Rogers: Hundred was vital
Australia opener Chris Rogers believes his century in the second Test against South Africa has prolonged his international career.
The 35-year-old left-hander had mustered just 10 runs in three innings before posting 107 in a losing cause against the Proteas at Port Elizabeth.
Despite being one of the best batsmen in the back-to-back Ashes series, Rogers felt that his career was always at risk of ending, due to his age.
He said: "I thought it might have been my last day, in some respects. I'm not stupid. I knew full well that I was under pressure. You can't perform the way I had for Australia, particularly when we're doing well. Because there's other guys who want to get into the side.
"I knew I was under pressure and that Shane (Watson) was a good chance to play in the last game. In some respects I stopped worrying. I thought 'whatever happens, happens'.
"And I think if anything I'd been worrying about it too much. It was almost a bit of relief to just go out there, not worry about it and just play the situation of the game.
"This was always going to be a big tour for the side and for me personally. I've been trying hard. I probably hit more balls in the nets than I ever have.
"Maybe I've been trying too hard, and that's one of the traps you can get into. Not doing the simple things that you've always done. So I probably just thought it's time to stop worrying and just play, and maybe that helped a little bit in this innings."
He continued: "I guess I'm probably one of the players who performs a bit better when there's extra pressure for some reason and it's helped.

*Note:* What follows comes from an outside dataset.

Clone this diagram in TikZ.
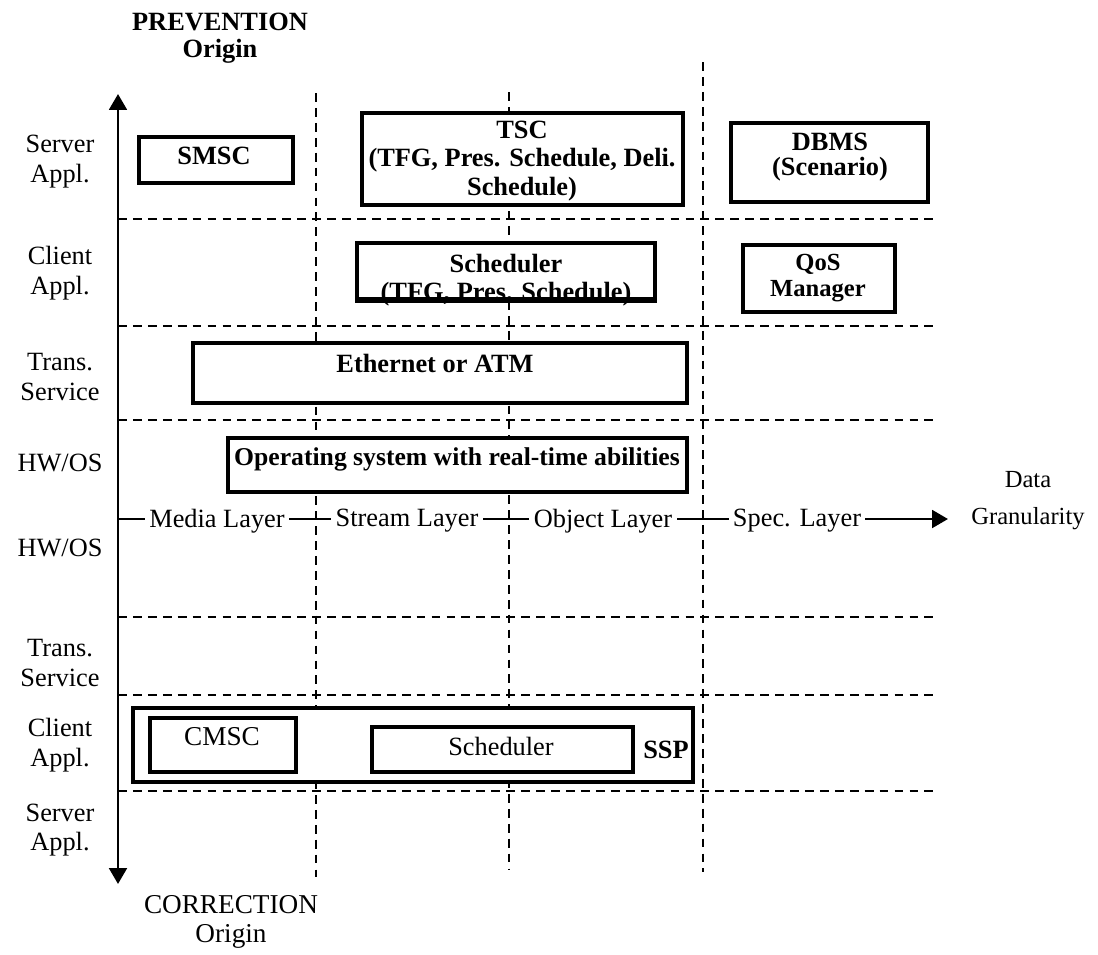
\documentclass[tikz,border=0pt]{standalone}
\usepackage{fontspec}
\setmainfont{Liberation Serif}
\usetikzlibrary{arrows.meta,fit}
\begin{document}
\begin{tikzpicture}[x=0.02cm,y=-0.02cm,
  grid/.style={line width=1.5pt, dash pattern=on 5pt off 3.5pt},
  box/.style={draw, line width=2.1pt, fill=white, inner sep=0pt},
  side/.style={align=center, font=\fontsize{15}{17}\selectfont, inner sep=0pt},
  boxtxt/.style={align=center, font=\fontsize{15}{16}\selectfont\bfseries, inner sep=0pt},
  plaintxt/.style={align=center, font=\fontsize{15}{16}\selectfont, inner sep=0pt},
  axlbl/.style={fill=white, inner sep=2.5pt, font=\fontsize{15}{17}\selectfont},
  axis/.style={line width=1.6pt},
  tip/.style={-{Triangle[length=9pt,width=10pt]}},
]
\useasboundingbox (0,0) rectangle (1098,954);

% layer separators
\foreach \y in {219,326,420,617,695,791}
  \draw[grid] (118,\y) -- (938,\y);

% granularity separators
\draw[grid] (316,93) -- (316,877);
\draw[grid] (509,92) -- (509,870);
\draw[grid] (703,62) -- (703,872);

% axes
\coordinate (top) at (118,94);
\coordinate (bot) at (118,884);
\coordinate (o) at (118,519);
\coordinate (xend) at (948,519);
\draw[axis, {Triangle[length=9pt,width=10pt]}-{Triangle[length=9pt,width=10pt]}] (top) -- (bot);
\draw[axis, tip] (o) -- (xend);

% granularity labels on the horizontal axis
\node[axlbl] (media)  at (217,521) {Media Layer};
\node[axlbl] (stream) at (407,521) {Stream Layer};
\node[axlbl] (object) at (603,521) {Object Layer};
\node[axlbl] (spec)   at (797,521) {Spec. Layer};
\node[align=center, font=\fontsize{14}{21}\selectfont, inner sep=0pt] (gran) at (1028,501) {Data\\Granularity};

% axis ends
\node[align=center, font=\fontsize{15}{15.5}\selectfont\bfseries, inner sep=0pt] (prev) at (220,38) {PREVENTION\\Origin};
\node[align=center, font=\fontsize{15.5}{16.5}\selectfont, inner sep=0pt] (corr) at (231,922) {CORRECTION\\Origin};

% layer names
\node[side] (l1) at (60,162) {Server\\Appl.};
\node[side] (l2) at (60,273) {Client\\Appl.};
\node[side] (l3) at (60,377) {Trans.\\Service};
\node[side] (l4) at (60,463) {HW/OS};
\node[side] (l5) at (60,548) {HW/OS};
\node[side] (l6) at (60,663) {Trans.\\Service};
\node[side] (l7) at (60,745) {Client\\Appl.};
\node[side] (l8) at (60,830) {Server\\Appl.};

% prevention side components
\node[box, fit={(139,137) (293,183)}] (smsc) {};
\node[boxtxt] at (214,156) {SMSC};

\node[box, fit={(362,113) (683,205)}] (tsc) {};
\node[boxtxt, font=\fontsize{15}{16}\selectfont\bfseries] at (522,161) {TSC\\(TFG, Pres. Schedule, Deli.\\Schedule)};

\node[box, fit={(731,123) (928,202)}] (dbms) {};
\node[boxtxt, font=\fontsize{15}{14.5}\selectfont\bfseries] at (830,157) {DBMS\\(Scenario)};

\node[box, fit={(357,243) (655,299)}] (scheda) {};
\node[boxtxt] (schedatxt) at (506,280) {Scheduler\\(TFG, Pres. Schedule)};
\draw[line width=2.1pt] (scheda.south west) -- (scheda.south east);

\node[box, fit={(743,245) (895,312)}] (qos) {};
\node[boxtxt, font=\fontsize{14}{14.5}\selectfont\bfseries] at (818,278) {QoS\\Manager};

\node[box, fit={(193,343) (687,403)}] (net) {};
\node[boxtxt] at (435,363) {Ethernet or ATM};

\node[box, fit={(228,438) (687,492)}] (os) {};
\node[boxtxt, font=\fontsize{14.6}{16}\selectfont\bfseries] at (457,459) {Operating system with real-time abilities};

% correction side components
\node[box, fit={(133,708) (693,782)}] (ssp) {};
\node[boxtxt] at (666,750) {SSP};
\node[box, fit={(150,718) (296,772)}] (cmsc) {};
\node[plaintxt, font=\fontsize{15.5}{16}\selectfont] at (222,737) {CMSC};
\node[box, fit={(372,727) (633,772)}] (schedb) {};
\node[plaintxt] at (501,746) {Scheduler};
\end{tikzpicture}
\end{document}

"But it's not a healthy thing, it's quite stressful and it'd be nice if I could be a little more consistent and take the pressure off. But that's the way it goes. It's been a tough journey facing good attacks every Test match.
"There's always going to be a lot of pressure and the bowlers are making it difficult, so I just have to try to get better."
Rogers was gutted by his side's 231-run defeat to South Africa in Port Elizabeth, saying that at one point, when he and David Warner were batting, he actually thought they could win.
The Proteas set the Aussies a target on 448 runs with two days to play, and at one stage the Aussies were on 126 without loss before a spectacular collapse late on day four.
Dale Steyn found reverse swing, and took three wickets in 15 deliveries as the bottom eight batsmen made 22 runs between them. Only Rogers ton and Warner 66 were in double figures as the Aussies crashed to a heavy defeat.
A bemused Rogers said: "It was funny. When we were flying and the ball was doing not much I thought 'You know, this is not completely out of reach here'.
"I thought it was going to be a big challenge, and a couple of wickets always changes the complexion of the game, but I though we were half a chance. And then it started just doing plenty. Then it was a completely different game.
"What was really disappointing is going from thinking there was a small sniff of winning to, in the space of half an hour or whatever it was, just hanging on for dear life.
"That was exceptionally disappointing. All credit to them, they bowled so well, but that was tough to take."